A fully-connected 2 layer neural network. Made using NN-SVG.
In this assignment we are asked to implement a 2 layer network. To start off lets first draw the 2 layer neural network as a computational graph.
A circuit diagram representing the 2 layer fully-connected neural network.
The steps in the circuit diagram above represent the forward-pass through the nueral network. It is relative straightforward to implement the forward pass in python:
# Unpack variables from the params dictionary
N, D = X.shape
W1, b1 = self.params['W1'], self.params['b1']
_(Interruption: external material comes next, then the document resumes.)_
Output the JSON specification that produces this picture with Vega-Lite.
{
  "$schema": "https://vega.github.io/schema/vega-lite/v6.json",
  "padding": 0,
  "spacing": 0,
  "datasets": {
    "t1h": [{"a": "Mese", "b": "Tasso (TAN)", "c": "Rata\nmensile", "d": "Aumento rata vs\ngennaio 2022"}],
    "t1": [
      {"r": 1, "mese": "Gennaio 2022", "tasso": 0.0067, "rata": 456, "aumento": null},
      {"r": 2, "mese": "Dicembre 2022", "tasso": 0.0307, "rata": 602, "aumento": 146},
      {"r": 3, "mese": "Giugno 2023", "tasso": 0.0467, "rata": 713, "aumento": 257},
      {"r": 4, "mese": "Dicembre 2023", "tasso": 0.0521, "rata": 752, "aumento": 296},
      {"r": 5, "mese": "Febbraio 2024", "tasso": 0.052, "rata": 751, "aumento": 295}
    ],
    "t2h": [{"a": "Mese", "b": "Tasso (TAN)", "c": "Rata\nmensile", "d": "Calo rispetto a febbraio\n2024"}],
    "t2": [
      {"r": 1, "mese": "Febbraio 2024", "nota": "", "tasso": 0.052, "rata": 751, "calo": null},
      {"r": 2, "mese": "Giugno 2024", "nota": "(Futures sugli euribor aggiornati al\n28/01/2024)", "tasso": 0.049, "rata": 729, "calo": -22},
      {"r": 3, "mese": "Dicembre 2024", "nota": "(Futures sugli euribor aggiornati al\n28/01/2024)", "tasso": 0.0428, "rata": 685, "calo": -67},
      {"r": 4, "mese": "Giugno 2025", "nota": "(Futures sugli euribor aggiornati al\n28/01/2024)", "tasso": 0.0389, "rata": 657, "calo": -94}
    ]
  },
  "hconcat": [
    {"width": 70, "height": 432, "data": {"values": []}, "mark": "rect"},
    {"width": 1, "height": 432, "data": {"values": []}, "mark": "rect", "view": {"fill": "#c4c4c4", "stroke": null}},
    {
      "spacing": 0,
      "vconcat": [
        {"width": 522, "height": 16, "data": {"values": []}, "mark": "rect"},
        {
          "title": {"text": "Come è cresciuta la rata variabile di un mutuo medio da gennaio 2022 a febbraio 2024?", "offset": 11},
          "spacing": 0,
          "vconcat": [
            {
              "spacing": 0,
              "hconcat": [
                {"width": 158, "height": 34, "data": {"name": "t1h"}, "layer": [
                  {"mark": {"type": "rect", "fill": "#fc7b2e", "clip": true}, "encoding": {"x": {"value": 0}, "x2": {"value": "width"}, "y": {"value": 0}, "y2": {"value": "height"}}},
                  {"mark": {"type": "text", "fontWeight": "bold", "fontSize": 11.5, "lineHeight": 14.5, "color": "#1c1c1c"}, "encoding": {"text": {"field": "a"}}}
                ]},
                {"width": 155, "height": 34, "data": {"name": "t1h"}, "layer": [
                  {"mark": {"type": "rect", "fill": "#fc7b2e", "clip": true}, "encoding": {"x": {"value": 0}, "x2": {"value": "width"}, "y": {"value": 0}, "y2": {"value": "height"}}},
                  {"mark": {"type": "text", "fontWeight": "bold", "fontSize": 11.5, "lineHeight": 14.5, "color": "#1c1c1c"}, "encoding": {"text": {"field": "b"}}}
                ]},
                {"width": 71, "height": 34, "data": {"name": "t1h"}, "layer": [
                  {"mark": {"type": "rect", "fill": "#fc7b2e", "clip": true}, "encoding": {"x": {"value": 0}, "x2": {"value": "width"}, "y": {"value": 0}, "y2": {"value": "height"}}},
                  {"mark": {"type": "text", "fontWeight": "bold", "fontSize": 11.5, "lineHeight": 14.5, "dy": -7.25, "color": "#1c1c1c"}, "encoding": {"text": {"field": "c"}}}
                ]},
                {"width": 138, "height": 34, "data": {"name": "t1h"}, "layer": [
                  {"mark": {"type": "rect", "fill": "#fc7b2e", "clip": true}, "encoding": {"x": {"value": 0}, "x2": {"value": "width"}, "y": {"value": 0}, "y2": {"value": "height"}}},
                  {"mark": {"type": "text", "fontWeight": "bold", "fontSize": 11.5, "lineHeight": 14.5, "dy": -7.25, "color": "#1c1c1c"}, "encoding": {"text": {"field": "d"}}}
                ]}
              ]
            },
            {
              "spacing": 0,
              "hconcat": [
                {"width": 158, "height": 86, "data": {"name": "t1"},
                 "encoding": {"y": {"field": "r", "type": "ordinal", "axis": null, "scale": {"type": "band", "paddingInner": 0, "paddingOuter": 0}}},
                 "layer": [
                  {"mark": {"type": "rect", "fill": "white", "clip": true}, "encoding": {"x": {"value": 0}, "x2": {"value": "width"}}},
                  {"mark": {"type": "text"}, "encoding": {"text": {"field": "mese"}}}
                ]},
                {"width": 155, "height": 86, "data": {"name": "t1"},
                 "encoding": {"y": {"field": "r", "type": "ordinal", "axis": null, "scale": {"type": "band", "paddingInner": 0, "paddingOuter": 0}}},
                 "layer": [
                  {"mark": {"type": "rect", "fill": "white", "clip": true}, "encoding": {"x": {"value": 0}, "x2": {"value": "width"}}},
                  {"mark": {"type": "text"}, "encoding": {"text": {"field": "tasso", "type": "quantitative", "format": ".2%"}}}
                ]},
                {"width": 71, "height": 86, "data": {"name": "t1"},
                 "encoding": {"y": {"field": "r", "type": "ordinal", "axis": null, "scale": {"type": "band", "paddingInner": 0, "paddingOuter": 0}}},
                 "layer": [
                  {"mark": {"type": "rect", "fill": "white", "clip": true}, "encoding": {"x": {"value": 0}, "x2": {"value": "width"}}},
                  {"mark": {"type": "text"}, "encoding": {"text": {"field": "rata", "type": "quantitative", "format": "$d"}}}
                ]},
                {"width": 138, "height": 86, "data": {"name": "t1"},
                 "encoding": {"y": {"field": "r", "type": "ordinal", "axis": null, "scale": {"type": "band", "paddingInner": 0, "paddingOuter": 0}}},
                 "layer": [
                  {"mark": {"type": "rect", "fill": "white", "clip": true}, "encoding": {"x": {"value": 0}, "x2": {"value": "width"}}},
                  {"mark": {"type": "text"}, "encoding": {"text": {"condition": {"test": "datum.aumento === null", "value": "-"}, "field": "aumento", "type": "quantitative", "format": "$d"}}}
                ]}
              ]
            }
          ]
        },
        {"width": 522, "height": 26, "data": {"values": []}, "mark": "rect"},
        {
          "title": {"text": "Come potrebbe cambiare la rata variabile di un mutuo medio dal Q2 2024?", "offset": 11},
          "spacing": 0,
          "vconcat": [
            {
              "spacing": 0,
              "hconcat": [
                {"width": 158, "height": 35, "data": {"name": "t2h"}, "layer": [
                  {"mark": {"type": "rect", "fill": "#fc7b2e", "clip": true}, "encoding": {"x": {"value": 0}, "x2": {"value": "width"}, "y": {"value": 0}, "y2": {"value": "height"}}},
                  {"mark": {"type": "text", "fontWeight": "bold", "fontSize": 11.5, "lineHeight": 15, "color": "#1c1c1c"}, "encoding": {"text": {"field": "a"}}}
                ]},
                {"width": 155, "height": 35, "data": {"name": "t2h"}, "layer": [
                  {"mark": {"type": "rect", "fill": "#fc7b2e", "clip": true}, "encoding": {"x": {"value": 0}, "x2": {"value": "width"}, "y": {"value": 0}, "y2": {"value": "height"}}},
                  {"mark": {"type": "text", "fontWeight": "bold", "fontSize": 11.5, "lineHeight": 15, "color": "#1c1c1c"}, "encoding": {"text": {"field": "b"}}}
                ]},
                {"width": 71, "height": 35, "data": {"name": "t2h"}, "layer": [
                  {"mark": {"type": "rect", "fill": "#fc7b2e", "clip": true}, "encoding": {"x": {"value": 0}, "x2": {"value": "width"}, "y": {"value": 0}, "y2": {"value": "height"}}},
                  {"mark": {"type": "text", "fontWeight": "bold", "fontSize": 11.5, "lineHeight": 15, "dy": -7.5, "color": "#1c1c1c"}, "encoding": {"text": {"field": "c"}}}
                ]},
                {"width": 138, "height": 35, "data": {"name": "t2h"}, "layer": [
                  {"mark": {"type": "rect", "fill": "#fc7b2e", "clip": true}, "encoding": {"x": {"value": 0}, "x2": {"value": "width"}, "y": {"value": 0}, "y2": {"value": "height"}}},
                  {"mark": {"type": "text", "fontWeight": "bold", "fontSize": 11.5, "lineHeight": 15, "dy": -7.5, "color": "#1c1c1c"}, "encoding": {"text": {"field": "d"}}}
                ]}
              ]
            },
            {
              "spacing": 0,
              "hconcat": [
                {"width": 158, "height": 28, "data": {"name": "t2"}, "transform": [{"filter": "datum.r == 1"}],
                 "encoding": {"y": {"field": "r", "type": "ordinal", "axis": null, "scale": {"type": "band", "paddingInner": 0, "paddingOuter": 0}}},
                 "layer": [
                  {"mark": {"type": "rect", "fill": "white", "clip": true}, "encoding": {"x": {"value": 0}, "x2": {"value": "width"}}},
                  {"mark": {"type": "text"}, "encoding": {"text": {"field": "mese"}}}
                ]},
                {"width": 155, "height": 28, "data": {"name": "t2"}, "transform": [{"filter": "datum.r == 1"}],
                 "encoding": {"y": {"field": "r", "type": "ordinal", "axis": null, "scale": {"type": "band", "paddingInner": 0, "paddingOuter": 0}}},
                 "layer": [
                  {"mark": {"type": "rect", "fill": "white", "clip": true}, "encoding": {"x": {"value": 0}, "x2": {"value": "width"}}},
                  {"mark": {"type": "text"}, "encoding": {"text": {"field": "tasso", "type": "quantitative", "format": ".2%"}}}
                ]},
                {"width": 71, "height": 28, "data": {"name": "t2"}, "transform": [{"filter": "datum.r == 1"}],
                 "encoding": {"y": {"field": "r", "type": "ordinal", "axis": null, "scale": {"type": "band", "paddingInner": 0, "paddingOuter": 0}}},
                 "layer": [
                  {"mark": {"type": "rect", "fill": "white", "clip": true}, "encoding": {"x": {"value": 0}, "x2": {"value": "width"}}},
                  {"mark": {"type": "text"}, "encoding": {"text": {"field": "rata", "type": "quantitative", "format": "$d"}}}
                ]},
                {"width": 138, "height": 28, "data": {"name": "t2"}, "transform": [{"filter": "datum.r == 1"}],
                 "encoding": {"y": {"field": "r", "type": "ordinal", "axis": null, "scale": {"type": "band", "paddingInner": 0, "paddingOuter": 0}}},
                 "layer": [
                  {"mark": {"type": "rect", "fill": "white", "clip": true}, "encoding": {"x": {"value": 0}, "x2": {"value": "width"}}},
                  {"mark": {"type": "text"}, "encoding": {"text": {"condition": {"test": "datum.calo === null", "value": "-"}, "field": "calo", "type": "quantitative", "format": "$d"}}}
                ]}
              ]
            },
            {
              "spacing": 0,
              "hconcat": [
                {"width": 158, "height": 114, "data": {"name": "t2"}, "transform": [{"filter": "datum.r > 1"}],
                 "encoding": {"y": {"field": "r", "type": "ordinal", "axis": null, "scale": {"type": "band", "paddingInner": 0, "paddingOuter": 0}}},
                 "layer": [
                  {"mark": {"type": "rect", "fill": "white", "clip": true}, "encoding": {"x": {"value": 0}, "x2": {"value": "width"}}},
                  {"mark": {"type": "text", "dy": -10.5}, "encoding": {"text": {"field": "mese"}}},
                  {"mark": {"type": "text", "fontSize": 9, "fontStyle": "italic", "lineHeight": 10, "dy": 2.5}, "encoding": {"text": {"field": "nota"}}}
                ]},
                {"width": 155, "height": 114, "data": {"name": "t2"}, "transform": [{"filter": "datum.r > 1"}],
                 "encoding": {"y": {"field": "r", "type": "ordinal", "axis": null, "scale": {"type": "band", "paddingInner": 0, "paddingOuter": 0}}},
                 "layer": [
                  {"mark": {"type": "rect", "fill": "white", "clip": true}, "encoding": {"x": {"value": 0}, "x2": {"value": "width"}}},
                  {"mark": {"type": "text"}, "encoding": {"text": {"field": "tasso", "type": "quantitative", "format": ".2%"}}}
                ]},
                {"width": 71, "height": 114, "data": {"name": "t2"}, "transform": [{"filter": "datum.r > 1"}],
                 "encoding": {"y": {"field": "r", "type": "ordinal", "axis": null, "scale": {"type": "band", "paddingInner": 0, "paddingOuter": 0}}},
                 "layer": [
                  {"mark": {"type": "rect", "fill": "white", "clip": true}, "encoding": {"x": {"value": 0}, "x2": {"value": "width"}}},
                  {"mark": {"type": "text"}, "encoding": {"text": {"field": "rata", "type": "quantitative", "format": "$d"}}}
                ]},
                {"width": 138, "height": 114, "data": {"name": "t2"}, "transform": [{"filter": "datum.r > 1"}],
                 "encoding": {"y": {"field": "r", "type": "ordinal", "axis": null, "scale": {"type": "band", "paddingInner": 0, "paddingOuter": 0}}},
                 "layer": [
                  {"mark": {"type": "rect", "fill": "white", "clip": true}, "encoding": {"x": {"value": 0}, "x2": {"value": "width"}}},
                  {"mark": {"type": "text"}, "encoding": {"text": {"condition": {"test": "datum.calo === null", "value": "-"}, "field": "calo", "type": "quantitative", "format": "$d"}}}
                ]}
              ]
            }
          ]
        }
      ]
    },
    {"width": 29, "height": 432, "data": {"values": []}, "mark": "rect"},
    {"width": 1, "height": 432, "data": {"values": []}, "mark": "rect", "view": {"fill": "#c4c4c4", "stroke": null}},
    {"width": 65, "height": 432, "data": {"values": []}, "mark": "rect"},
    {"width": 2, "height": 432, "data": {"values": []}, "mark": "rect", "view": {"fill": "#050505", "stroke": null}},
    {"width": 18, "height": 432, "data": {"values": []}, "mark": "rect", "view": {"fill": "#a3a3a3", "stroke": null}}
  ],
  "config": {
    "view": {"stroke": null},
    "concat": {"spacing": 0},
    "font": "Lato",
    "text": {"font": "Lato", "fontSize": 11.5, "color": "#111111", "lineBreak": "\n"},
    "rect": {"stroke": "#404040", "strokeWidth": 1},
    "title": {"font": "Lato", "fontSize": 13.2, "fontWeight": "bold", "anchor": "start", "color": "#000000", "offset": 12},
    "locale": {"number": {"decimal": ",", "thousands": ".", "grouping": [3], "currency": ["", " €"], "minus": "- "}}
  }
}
W2, b2 = self.params['W2'], self.params['b2']
# first layer activation
a = np.matmul(X, W1) + b1
a[a<0] = 0
b = a
# second layer activation
scores = np.matmul(b, W2) + b2
#softmax
ytrue_class_prob = np.array([[i, y] for i, y in enumerate(y)])
d = np.exp(scores)
f = d[ytrue_class_prob[:, 0], ytrue_class_prob[:, 1]] / np.sum(d, axis=1).reshape(1, N)
p_ = -np.log(f)
loss = np.sum(p_)
loss /= N
loss += reg * (np.sum(W1 * W1) + np.sum(W2 * W2))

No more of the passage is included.